You’re from California?!
I’ve always wanted to go there! How is LA? Do you like living there? What is there to do? Are people really happy there? What about your politics? I heard….
I love meeting new people from the neighboring apartment rooms in my building.
In the cafe’s & bakeries where I attempt to try all the danishes (they call them pastries) I can, I find myself asking more questions than ever before in my life. And the questions I have are at the essence the same questions being asked of me!
One of the reasons that Denmark sparked my curiosity was that it’s been ranked the “happiest country in the world” many times over. Now being here, and trying to meet the locals and get a grasp on what makes them different than where I grew up, I see a couple of things that may help!
Danes have an active culture, and since I’m here for the last couple weeks of summer, I see hundreds of people biking at every intersection. I see young students like me jumping into the sea, off of the long spiraling piers that have been built for hundreds of people to gather around the water. I see many walking wanderers taking the metro, walking to and from everything.

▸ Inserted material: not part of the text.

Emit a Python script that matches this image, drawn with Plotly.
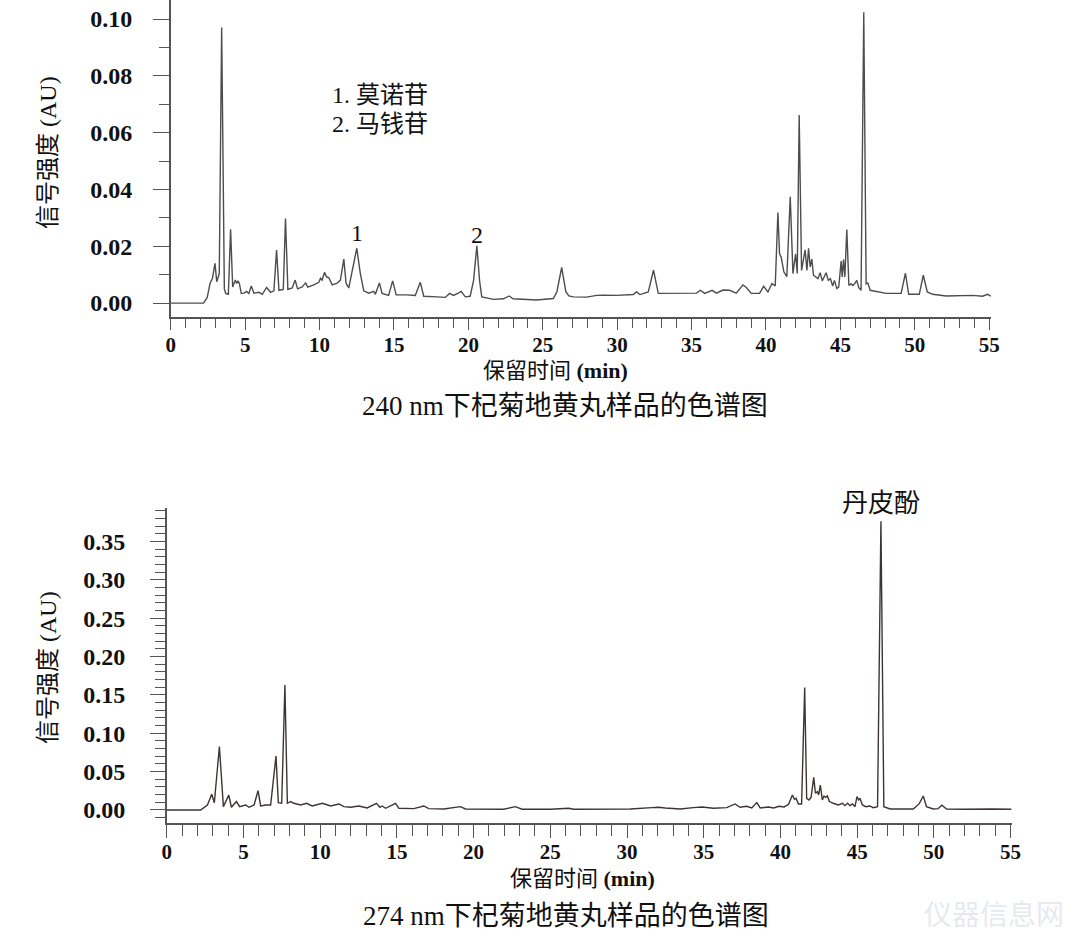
import plotly.graph_objects as go

# ---- 240 nm chromatogram (retention time in min, signal in AU) ----
t240 = [0, 2.2, 2.45, 2.64, 2.80, 2.97, 3.09, 3.26, 3.42, 3.60, 3.69, 3.87, 4.02, 4.16, 4.34, 4.43, 4.52, 4.61,
        4.74, 4.92, 5.10, 5.25, 5.41, 5.59, 5.93, 6.15, 6.44, 6.71, 6.93, 7.11, 7.27, 7.56, 7.71, 7.87, 8.16,
        8.36, 8.52, 8.83, 9.06, 9.21, 9.61, 9.95, 10.06, 10.17, 10.33, 10.46, 10.62, 10.85, 11.18, 11.40, 11.63,
        11.78, 11.96, 12.19, 12.50, 12.74, 12.97, 13.30, 13.64, 13.75, 14.02, 14.20, 14.64, 14.91, 15.15, 15.87,
        16.43, 16.77, 17.0, 17.89, 18.45, 18.74, 19.0, 19.29, 19.52, 19.79, 20.12, 20.35, 20.57, 20.75, 20.90,
        21.69, 22.36, 22.74, 23.0, 24.59, 25.71, 25.95, 26.27, 26.55, 26.75, 27.06, 27.95, 28.62, 29.07, 29.96,
        31.08, 31.3, 31.53, 32.09, 32.44, 32.76, 33.76, 34.66, 35.33, 35.59, 35.88, 36.38, 36.67, 37.11, 37.56,
        38.0, 38.45, 38.68, 39.01, 39.57, 39.84, 40.13, 40.40, 40.62, 40.80, 40.91, 41.02, 41.2, 41.4, 41.63,
        41.81, 41.99, 42.10, 42.23, 42.39, 42.63, 42.75, 42.86, 42.97, 43.08, 43.19, 43.49, 43.64, 43.78, 44.04,
        44.19, 44.33, 44.48, 44.60, 44.76, 44.89, 45.05, 45.12, 45.21, 45.30, 45.43, 45.57, 45.72, 45.83, 45.95,
        46.10, 46.23, 46.39, 46.57, 46.73, 46.84, 47.0, 48.07, 49.08, 49.37, 49.59, 50.3, 50.57, 50.84, 51.2,
        52.1, 53.21, 53.88, 54.55, 54.89, 55.11]
s240 = [0, 0, 0.002, 0.0069, 0.0087, 0.014, 0.0075, 0.0104, 0.097, 0.005, 0.0034, 0.0031, 0.026, 0.0057, 0.0081,
        0.0069, 0.0078, 0.0069, 0.0034, 0.0035, 0.0041, 0.0034, 0.006, 0.0035, 0.0038, 0.0031, 0.0055, 0.0038,
        0.0043, 0.0187, 0.0045, 0.0048, 0.0298, 0.0048, 0.0053, 0.0081, 0.005, 0.0057, 0.0071, 0.0056, 0.0064,
        0.0073, 0.0087, 0.0081, 0.0108, 0.0093, 0.0089, 0.0064, 0.007, 0.0081, 0.0155, 0.007, 0.0053, 0.0111,
        0.0193, 0.0104, 0.0043, 0.0035, 0.0041, 0.0031, 0.0071, 0.0034, 0.0027, 0.0078, 0.0029, 0.0029, 0.0027,
        0.0073, 0.0024, 0.0022, 0.002, 0.0034, 0.0027, 0.0034, 0.0041, 0.0022, 0.0024, 0.008, 0.0202, 0.008,
        0.0022, 0.0013, 0.0015, 0.0025, 0.0015, 0.0011, 0.0016, 0.004, 0.0126, 0.004, 0.0025, 0.0022, 0.0021,
        0.0027, 0.0028, 0.0027, 0.003, 0.0039, 0.003, 0.0039, 0.0116, 0.0034, 0.0034, 0.0034, 0.0035, 0.0045,
        0.0034, 0.0045, 0.0035, 0.0046, 0.0045, 0.0035, 0.0064, 0.0055, 0.0034, 0.0034, 0.0059, 0.0039, 0.0069,
        0.0060, 0.0319, 0.0173, 0.0162, 0.011, 0.0093, 0.0374, 0.0104, 0.0173, 0.0104, 0.0662, 0.0115, 0.0187,
        0.0115, 0.0193, 0.0127, 0.0155, 0.0098, 0.0086, 0.0107, 0.0078, 0.0107, 0.0080, 0.0086, 0.0060, 0.0080,
        0.0051, 0.0057, 0.0148, 0.0092, 0.0153, 0.0092, 0.0259, 0.0062, 0.0068, 0.0062, 0.0068, 0.008, 0.0055,
        0.0045, 0.1024, 0.0068, 0.0071, 0.0045, 0.0034, 0.0034, 0.0105, 0.0031, 0.0031, 0.0098, 0.0039, 0.0031,
        0.0025, 0.0027, 0.0027, 0.0024, 0.0031, 0.0024]

# ---- 274 nm chromatogram ----
t274 = [0, 2.21, 2.65, 2.93, 3.10, 3.43, 3.69, 4.04, 4.21, 4.54, 4.75, 5.14, 5.36, 5.69, 5.95, 6.12, 6.45, 6.77,
        7.12, 7.27, 7.49, 7.70, 7.86, 8.07, 8.29, 8.72, 9.11, 9.48, 10.14, 10.68, 11.22, 11.55, 11.98, 12.52,
        13.06, 13.67, 13.89, 14.04, 14.26, 14.91, 15.13, 16.10, 16.75, 17.08, 18.06, 19.14, 19.47, 20.66, 21.96,
        22.72, 23.16, 25.0, 26.19, 26.52, 28.69, 30.2, 31.62, 32.06, 32.49, 33.47, 34.33, 34.88, 35.64, 36.5,
        37.04, 37.37, 37.8, 38.13, 38.46, 38.68, 39.22, 39.55, 39.92, 40.24, 40.53, 40.78, 40.91, 41.02, 41.17,
        41.38, 41.58, 41.71, 41.87, 42.0, 42.17, 42.28, 42.41, 42.49, 42.6, 42.73, 42.84, 42.95, 43.06, 43.19,
        43.45, 43.77, 44.05, 44.2, 44.38, 44.53, 44.7, 44.86, 44.99, 45.1, 45.18, 45.34, 45.57, 45.83, 46.04,
        46.33, 46.55, 46.74, 47.14, 48.66, 49.05, 49.31, 49.52, 49.96, 50.28, 50.52, 50.83, 51.91, 53.76, 55.05]
s274 = [0, 0, 0.0065, 0.0204, 0.0095, 0.0825, 0.0043, 0.0195, 0.0035, 0.011, 0.0043, 0.0065, 0.0035, 0.0065,
        0.0252, 0.0052, 0.0065, 0.0065, 0.0703, 0.0095, 0.0087, 0.1628, 0.0087, 0.011, 0.0087, 0.0065, 0.0087,
        0.0052, 0.0087, 0.0052, 0.0078, 0.0043, 0.0035, 0.0052, 0.0026, 0.0087, 0.0035, 0.0052, 0.0022, 0.0087,
        0.0022, 0.0017, 0.0052, 0.0017, 0.0013, 0.0043, 0.0013, 0.0009, 0.0009, 0.0043, 0.0009, 0.0009, 0.0022,
        0.0009, 0.0013, 0.0013, 0.003, 0.0035, 0.0026, 0.0013, 0.003, 0.0039, 0.0022, 0.003, 0.0078, 0.0035,
        0.0048, 0.0026, 0.0096, 0.0026, 0.0039, 0.0026, 0.0048, 0.0039, 0.0074, 0.0195, 0.0139, 0.0152, 0.0078,
        0.0078, 0.1597, 0.0152, 0.0130, 0.0165, 0.0425, 0.0217, 0.0239, 0.0195, 0.0325, 0.013, 0.0182, 0.0165,
        0.0182, 0.0109, 0.0087, 0.0065, 0.0087, 0.0056, 0.0087, 0.0056, 0.0078, 0.0043, 0.0173, 0.013, 0.0152,
        0.0065, 0.0043, 0.0052, 0.003, 0.0043, 0.3763, 0.0043, 0.0013, 0.0013, 0.0082, 0.0182, 0.0043, 0.0013,
        0.0017, 0.0061, 0.0013, 0.0009, 0.0013, 0.0009]

x_ticks = [0, 5, 10, 15, 20, 25, 30, 35, 40, 45, 50, 55]
y1_ticks = [0.00, 0.02, 0.04, 0.06, 0.08, 0.10]
y2_ticks = [0.00, 0.05, 0.10, 0.15, 0.20, 0.25, 0.30, 0.35]

W, H = 1080, 950
FONT = "Liberation Serif, Noto Sans CJK SC, serif"
AX = "#555555"


def px(x):
    # target pixel -> paper fraction (small empirical horizontal correction)
    return ((x - 3.9) / 0.989) / W


def py(y):
    return 1 - y / H


fig = go.Figure()
fig.add_trace(go.Scatter(x=t240, y=s240, mode="lines", line=dict(color="#4d4d4d", width=1.4),
                         xaxis="x", yaxis="y", showlegend=False, hoverinfo="skip"))
fig.add_trace(go.Scatter(x=t274, y=s274, mode="lines", line=dict(color="#3e3434", width=1.4),
                         xaxis="x2", yaxis="y2", showlegend=False, hoverinfo="skip"))

common = dict(showline=True, linecolor=AX, linewidth=1.5, ticks="outside", tickcolor=AX, tickwidth=1.3,
              showgrid=False, zeroline=False, fixedrange=True)
yfont = dict(family=FONT, size=24, color="#111", weight="bold")
xfont = dict(family=FONT, size=21, color="#111", weight="bold")

fig.update_layout(
    width=W, height=H, margin=dict(l=0, r=0, t=0, b=0),
    paper_bgcolor="white", plot_bgcolor="white",
    font=dict(family=FONT, color="#111"),
    xaxis=dict(common, domain=[px(170), px(992)], range=[0, 55.13], anchor="y",
               tickvals=x_ticks, ticklen=11, ticklabelstandoff=-3, tickfont=xfont,
               minor=dict(dtick=1, tick0=0, ticks="outside", ticklen=9, tickcolor=AX, tickwidth=1.2)),
    yaxis=dict(common, domain=[py(317), 1], range=[-0.0049, 0.1067], anchor="x",
               tickvals=y1_ticks, tickformat=".2f", ticklen=16, ticklabelstandoff=16, tickfont=yfont,
               minor=dict(dtick=0.01, tick0=0, ticks="outside", ticklen=10, tickcolor=AX, tickwidth=1.2)),
    xaxis2=dict(common, domain=[px(166), px(1013)], range=[0, 55.1], anchor="y2",
                tickvals=x_ticks, ticklen=13, ticklabelstandoff=-4, tickfont=xfont,
                minor=dict(dtick=1, tick0=0, ticks="outside", ticklen=11, tickcolor=AX, tickwidth=1.2)),
    yaxis2=dict(common, domain=[py(823), py(508)], range=[-0.017, 0.3935], anchor="x2",
                tickvals=y2_ticks, tickformat=".2f", ticklen=15, ticklabelstandoff=20, tickfont=yfont,
                minor=dict(dtick=0.01, tick0=0, ticks="outside", ticklen=10, tickcolor=AX, tickwidth=1.2)),
)

ann = []


def text(x, y, s, size, **kw):
    d = dict(x=px(x), y=py(y), xref="paper", yref="paper", text=s, showarrow=False,
             font=dict(family=FONT, size=size, color="#111"), xanchor="center", yanchor="middle")
    d.update(kw)
    ann.append(d)


# top chart texts
text(47, 153, "信号强度 (AU)", 24, textangle=-90)
text(555, 371, "保留时间 <b>(min)</b>", 22)
text(565, 406, "240 nm下杞菊地黄丸样品的色谱图", 27)
text(330, 95, "1. 莫诺苷", 24, xanchor="left")
text(330, 124, "2. 马钱苷", 24, xanchor="left")
ann.append(dict(x=12.5, y=0.0246, xref="x", yref="y", text="1", showarrow=False,
                font=dict(family=FONT, size=24, color="#111")))
ann.append(dict(x=20.57, y=0.0239, xref="x", yref="y", text="2", showarrow=False,
                font=dict(family=FONT, size=24, color="#111")))

# bottom chart texts
text(47, 668, "信号强度 (AU)", 24, textangle=-90)
text(583, 878, "保留时间 <b>(min)</b>", 22)
text(566, 916, "274 nm下杞菊地黄丸样品的色谱图", 27)
ann.append(dict(x=46.55, y=py(503), xref="x2", yref="paper", text="丹皮酚", showarrow=False,
                font=dict(family=FONT, size=26, color="#111"), yanchor="middle"))

# faint watermark
text(995, 915, "仪器信息网", 28, font=dict(family=FONT, size=28, color="rgba(200,205,215,0.45)"))

fig.update_layout(annotations=ann)
fig.write_html("out.html")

This could definitely be a part of what makes them happier. But at the same time, they have oppositional forces at work against them too!
Locals around my age, when I ask them about how they feel, more often than not find themselves in a place where they’d like to be ambitious in a career–or say traveling the world–but the culture of contentedness (basically, “I am happy with what I have right now”) can sometimes shame them into not following their actual passions.
This is just what I’ve been told!
And to make sense of it, I think that there’s a perverse type of pressure put on Danish people when they’ve been ranked the happiest. Because what if you aren’t happy? Then does that admission of unhappiness bring you guilt or shame or dishonor?
It’s reductive to say all Danes are happier than all Americans, and inaccurate to say that Americans are more ambitious than Danes.
But each statement holds some truth, in that our societies prioritize our values differently.
Denmark has high taxes to cover welfare costs, meaning a baseline is created for the standard of living for most folks, and that allows them to be more content with their lives.
America has role models who, invariably are the most influential, the most rich, the most powerful people. We grin and approve when students and kids want to be ambitious or chase a big dream.
In Denmark, there are politicians and students riding the same bike lanes. There’s a more equal leveled, egalitarian vibe to how the society operates. Whether this is better or worse overall for a whole society isn’t for me to decide,
But I’m sure glad I’m getting to see both sides.
Because I plan, from both of these cultures, to take the best & leave the rest.